» **Task to complete**:
Give the listing again exactly, omitting its images.

» **Data shown**:
+---+

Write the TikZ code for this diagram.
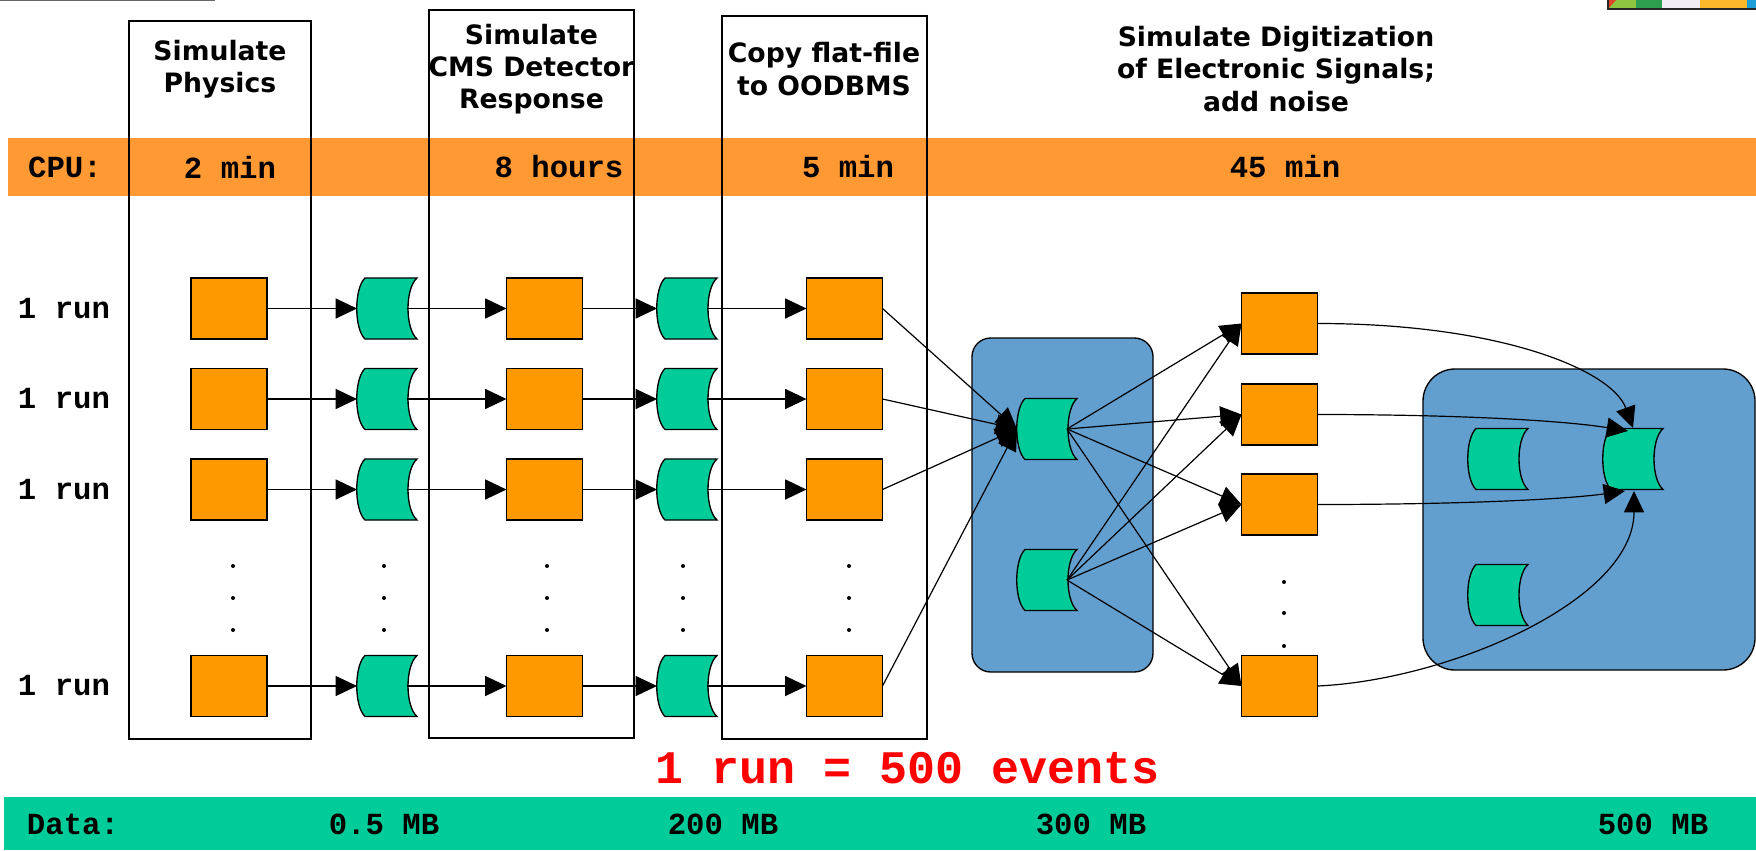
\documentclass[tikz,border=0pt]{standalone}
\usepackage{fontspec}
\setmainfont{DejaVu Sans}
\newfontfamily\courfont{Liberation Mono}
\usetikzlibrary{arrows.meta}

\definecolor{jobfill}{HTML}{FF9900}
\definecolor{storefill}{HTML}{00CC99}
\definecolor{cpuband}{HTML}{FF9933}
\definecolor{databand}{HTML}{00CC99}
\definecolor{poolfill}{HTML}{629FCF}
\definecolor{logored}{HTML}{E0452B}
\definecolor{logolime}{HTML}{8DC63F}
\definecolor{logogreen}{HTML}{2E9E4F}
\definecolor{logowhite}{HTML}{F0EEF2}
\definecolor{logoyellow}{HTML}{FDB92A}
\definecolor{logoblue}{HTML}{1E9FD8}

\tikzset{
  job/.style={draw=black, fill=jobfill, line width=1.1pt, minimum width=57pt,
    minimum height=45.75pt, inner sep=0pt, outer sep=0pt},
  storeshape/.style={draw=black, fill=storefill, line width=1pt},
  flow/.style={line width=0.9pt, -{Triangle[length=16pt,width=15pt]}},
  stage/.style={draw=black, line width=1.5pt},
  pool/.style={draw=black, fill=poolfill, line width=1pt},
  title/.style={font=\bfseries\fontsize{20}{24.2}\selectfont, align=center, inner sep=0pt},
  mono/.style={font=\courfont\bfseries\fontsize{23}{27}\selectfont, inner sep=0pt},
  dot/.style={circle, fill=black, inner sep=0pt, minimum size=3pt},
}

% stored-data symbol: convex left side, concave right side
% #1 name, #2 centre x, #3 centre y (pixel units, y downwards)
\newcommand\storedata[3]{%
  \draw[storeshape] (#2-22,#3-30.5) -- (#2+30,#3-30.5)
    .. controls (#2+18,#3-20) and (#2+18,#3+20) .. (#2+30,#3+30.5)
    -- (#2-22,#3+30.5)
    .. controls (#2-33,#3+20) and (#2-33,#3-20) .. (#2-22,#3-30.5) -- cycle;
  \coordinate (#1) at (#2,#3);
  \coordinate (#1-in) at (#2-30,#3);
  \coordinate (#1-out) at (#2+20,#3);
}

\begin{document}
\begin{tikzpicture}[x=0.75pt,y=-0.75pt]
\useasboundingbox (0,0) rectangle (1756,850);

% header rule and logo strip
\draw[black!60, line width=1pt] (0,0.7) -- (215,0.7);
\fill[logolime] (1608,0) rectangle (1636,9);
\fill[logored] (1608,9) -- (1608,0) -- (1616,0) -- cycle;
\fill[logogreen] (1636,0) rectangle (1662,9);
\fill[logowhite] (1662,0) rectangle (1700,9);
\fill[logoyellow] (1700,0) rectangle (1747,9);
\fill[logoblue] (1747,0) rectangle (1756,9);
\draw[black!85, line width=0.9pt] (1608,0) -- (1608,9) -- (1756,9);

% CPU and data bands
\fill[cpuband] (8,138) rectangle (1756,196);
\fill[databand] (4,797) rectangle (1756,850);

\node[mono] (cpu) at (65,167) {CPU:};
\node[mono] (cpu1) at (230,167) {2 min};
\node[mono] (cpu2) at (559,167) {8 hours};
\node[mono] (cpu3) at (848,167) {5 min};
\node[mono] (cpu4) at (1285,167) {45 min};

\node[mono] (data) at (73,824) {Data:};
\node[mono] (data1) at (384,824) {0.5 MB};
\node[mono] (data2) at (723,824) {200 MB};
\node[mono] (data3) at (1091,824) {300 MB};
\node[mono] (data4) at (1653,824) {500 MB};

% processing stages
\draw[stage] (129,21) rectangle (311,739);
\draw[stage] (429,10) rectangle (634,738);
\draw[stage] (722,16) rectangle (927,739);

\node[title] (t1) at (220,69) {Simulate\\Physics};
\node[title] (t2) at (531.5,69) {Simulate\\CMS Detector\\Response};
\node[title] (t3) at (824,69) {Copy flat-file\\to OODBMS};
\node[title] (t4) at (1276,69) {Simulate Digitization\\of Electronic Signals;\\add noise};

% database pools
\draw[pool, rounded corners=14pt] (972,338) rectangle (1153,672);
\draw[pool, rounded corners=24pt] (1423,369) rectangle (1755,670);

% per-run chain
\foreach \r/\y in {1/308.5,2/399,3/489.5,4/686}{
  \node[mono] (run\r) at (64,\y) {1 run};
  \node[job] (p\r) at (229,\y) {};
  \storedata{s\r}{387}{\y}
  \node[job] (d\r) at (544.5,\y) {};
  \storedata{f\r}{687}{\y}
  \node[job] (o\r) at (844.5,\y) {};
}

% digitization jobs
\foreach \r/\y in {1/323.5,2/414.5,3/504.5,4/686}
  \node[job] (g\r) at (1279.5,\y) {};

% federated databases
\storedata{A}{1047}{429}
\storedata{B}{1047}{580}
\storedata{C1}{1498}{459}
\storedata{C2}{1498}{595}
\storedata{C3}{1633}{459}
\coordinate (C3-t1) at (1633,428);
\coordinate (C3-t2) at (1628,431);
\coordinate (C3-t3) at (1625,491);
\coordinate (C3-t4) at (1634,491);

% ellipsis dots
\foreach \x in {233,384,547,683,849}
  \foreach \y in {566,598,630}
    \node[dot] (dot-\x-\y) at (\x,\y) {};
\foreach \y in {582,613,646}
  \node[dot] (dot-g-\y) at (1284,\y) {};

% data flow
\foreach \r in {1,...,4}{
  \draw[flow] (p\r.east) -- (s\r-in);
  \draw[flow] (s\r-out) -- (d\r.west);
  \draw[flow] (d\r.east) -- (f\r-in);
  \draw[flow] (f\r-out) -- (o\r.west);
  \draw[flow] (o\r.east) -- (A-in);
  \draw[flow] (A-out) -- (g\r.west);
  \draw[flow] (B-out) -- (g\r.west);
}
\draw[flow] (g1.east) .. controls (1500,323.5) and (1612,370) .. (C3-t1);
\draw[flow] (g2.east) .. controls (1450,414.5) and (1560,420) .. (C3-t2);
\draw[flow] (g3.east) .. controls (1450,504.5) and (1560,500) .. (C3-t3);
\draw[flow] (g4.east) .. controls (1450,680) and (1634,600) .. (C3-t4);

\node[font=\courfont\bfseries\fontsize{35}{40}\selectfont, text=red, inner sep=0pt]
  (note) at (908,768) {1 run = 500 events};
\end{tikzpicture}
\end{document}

+---+

» **Finished task**:
Write the TikZ code for this diagram.
\documentclass[tikz,border=0pt]{standalone}
\usepackage{fontspec}
\setmainfont{DejaVu Sans}
\newfontfamily\courfont{Liberation Mono}
\usetikzlibrary{arrows.meta}

\definecolor{jobfill}{HTML}{FF9900}
\definecolor{storefill}{HTML}{00CC99}
\definecolor{cpuband}{HTML}{FF9933}
\definecolor{databand}{HTML}{00CC99}
\definecolor{poolfill}{HTML}{629FCF}
\definecolor{logored}{HTML}{E0452B}
\definecolor{logolime}{HTML}{8DC63F}
\definecolor{logogreen}{HTML}{2E9E4F}
\definecolor{logowhite}{HTML}{F0EEF2}
\definecolor{logoyellow}{HTML}{FDB92A}
\definecolor{logoblue}{HTML}{1E9FD8}

\tikzset{
  job/.style={draw=black, fill=jobfill, line width=1.1pt, minimum width=57pt,
    minimum height=45.75pt, inner sep=0pt, outer sep=0pt},
  storeshape/.style={draw=black, fill=storefill, line width=1pt},
  flow/.style={line width=0.9pt, -{Triangle[length=16pt,width=15pt]}},
  stage/.style={draw=black, line width=1.5pt},
  pool/.style={draw=black, fill=poolfill, line width=1pt},
  title/.style={font=\bfseries\fontsize{20}{24.2}\selectfont, align=center, inner sep=0pt},
  mono/.style={font=\courfont\bfseries\fontsize{23}{27}\selectfont, inner sep=0pt},
  dot/.style={circle, fill=black, inner sep=0pt, minimum size=3pt},
}

% stored-data symbol: convex left side, concave right side
% #1 name, #2 centre x, #3 centre y (pixel units, y downwards)
\newcommand\storedata[3]{%
  \draw[storeshape] (#2-22,#3-30.5) -- (#2+30,#3-30.5)
    .. controls (#2+18,#3-20) and (#2+18,#3+20) .. (#2+30,#3+30.5)
    -- (#2-22,#3+30.5)
    .. controls (#2-33,#3+20) and (#2-33,#3-20) .. (#2-22,#3-30.5) -- cycle;
  \coordinate (#1) at (#2,#3);
  \coordinate (#1-in) at (#2-30,#3);
  \coordinate (#1-out) at (#2+20,#3);
}

\begin{document}
\begin{tikzpicture}[x=0.75pt,y=-0.75pt]
\useasboundingbox (0,0) rectangle (1756,850);

% header rule and logo strip
\draw[black!60, line width=1pt] (0,0.7) -- (215,0.7);
\fill[logolime] (1608,0) rectangle (1636,9);
\fill[logored] (1608,9) -- (1608,0) -- (1616,0) -- cycle;
\fill[logogreen] (1636,0) rectangle (1662,9);
\fill[logowhite] (1662,0) rectangle (1700,9);
\fill[logoyellow] (1700,0) rectangle (1747,9);
\fill[logoblue] (1747,0) rectangle (1756,9);
\draw[black!85, line width=0.9pt] (1608,0) -- (1608,9) -- (1756,9);

% CPU and data bands
\fill[cpuband] (8,138) rectangle (1756,196);
\fill[databand] (4,797) rectangle (1756,850);

\node[mono] (cpu) at (65,167) {CPU:};
\node[mono] (cpu1) at (230,167) {2 min};
\node[mono] (cpu2) at (559,167) {8 hours};
\node[mono] (cpu3) at (848,167) {5 min};
\node[mono] (cpu4) at (1285,167) {45 min};

\node[mono] (data) at (73,824) {Data:};
\node[mono] (data1) at (384,824) {0.5 MB};
\node[mono] (data2) at (723,824) {200 MB};
\node[mono] (data3) at (1091,824) {300 MB};
\node[mono] (data4) at (1653,824) {500 MB};

% processing stages
\draw[stage] (129,21) rectangle (311,739);
\draw[stage] (429,10) rectangle (634,738);
\draw[stage] (722,16) rectangle (927,739);

\node[title] (t1) at (220,69) {Simulate\\Physics};
\node[title] (t2) at (531.5,69) {Simulate\\CMS Detector\\Response};
\node[title] (t3) at (824,69) {Copy flat-file\\to OODBMS};
\node[title] (t4) at (1276,69) {Simulate Digitization\\of Electronic Signals;\\add noise};

% database pools
\draw[pool, rounded corners=14pt] (972,338) rectangle (1153,672);
\draw[pool, rounded corners=24pt] (1423,369) rectangle (1755,670);

% per-run chain
\foreach \r/\y in {1/308.5,2/399,3/489.5,4/686}{
  \node[mono] (run\r) at (64,\y) {1 run};
  \node[job] (p\r) at (229,\y) {};
  \storedata{s\r}{387}{\y}
  \node[job] (d\r) at (544.5,\y) {};
  \storedata{f\r}{687}{\y}
  \node[job] (o\r) at (844.5,\y) {};
}

% digitization jobs
\foreach \r/\y in {1/323.5,2/414.5,3/504.5,4/686}
  \node[job] (g\r) at (1279.5,\y) {};

% federated databases
\storedata{A}{1047}{429}
\storedata{B}{1047}{580}
\storedata{C1}{1498}{459}
\storedata{C2}{1498}{595}
\storedata{C3}{1633}{459}
\coordinate (C3-t1) at (1633,428);
\coordinate (C3-t2) at (1628,431);
\coordinate (C3-t3) at (1625,491);
\coordinate (C3-t4) at (1634,491);

% ellipsis dots
\foreach \x in {233,384,547,683,849}
  \foreach \y in {566,598,630}
    \node[dot] (dot-\x-\y) at (\x,\y) {};
\foreach \y in {582,613,646}
  \node[dot] (dot-g-\y) at (1284,\y) {};

% data flow
\foreach \r in {1,...,4}{
  \draw[flow] (p\r.east) -- (s\r-in);
  \draw[flow] (s\r-out) -- (d\r.west);
  \draw[flow] (d\r.east) -- (f\r-in);
  \draw[flow] (f\r-out) -- (o\r.west);
  \draw[flow] (o\r.east) -- (A-in);
  \draw[flow] (A-out) -- (g\r.west);
  \draw[flow] (B-out) -- (g\r.west);
}
\draw[flow] (g1.east) .. controls (1500,323.5) and (1612,370) .. (C3-t1);
\draw[flow] (g2.east) .. controls (1450,414.5) and (1560,420) .. (C3-t2);
\draw[flow] (g3.east) .. controls (1450,504.5) and (1560,500) .. (C3-t3);
\draw[flow] (g4.east) .. controls (1450,680) and (1634,600) .. (C3-t4);

\node[font=\courfont\bfseries\fontsize{35}{40}\selectfont, text=red, inner sep=0pt]
  (note) at (908,768) {1 run = 500 events};
\end{tikzpicture}
\end{document}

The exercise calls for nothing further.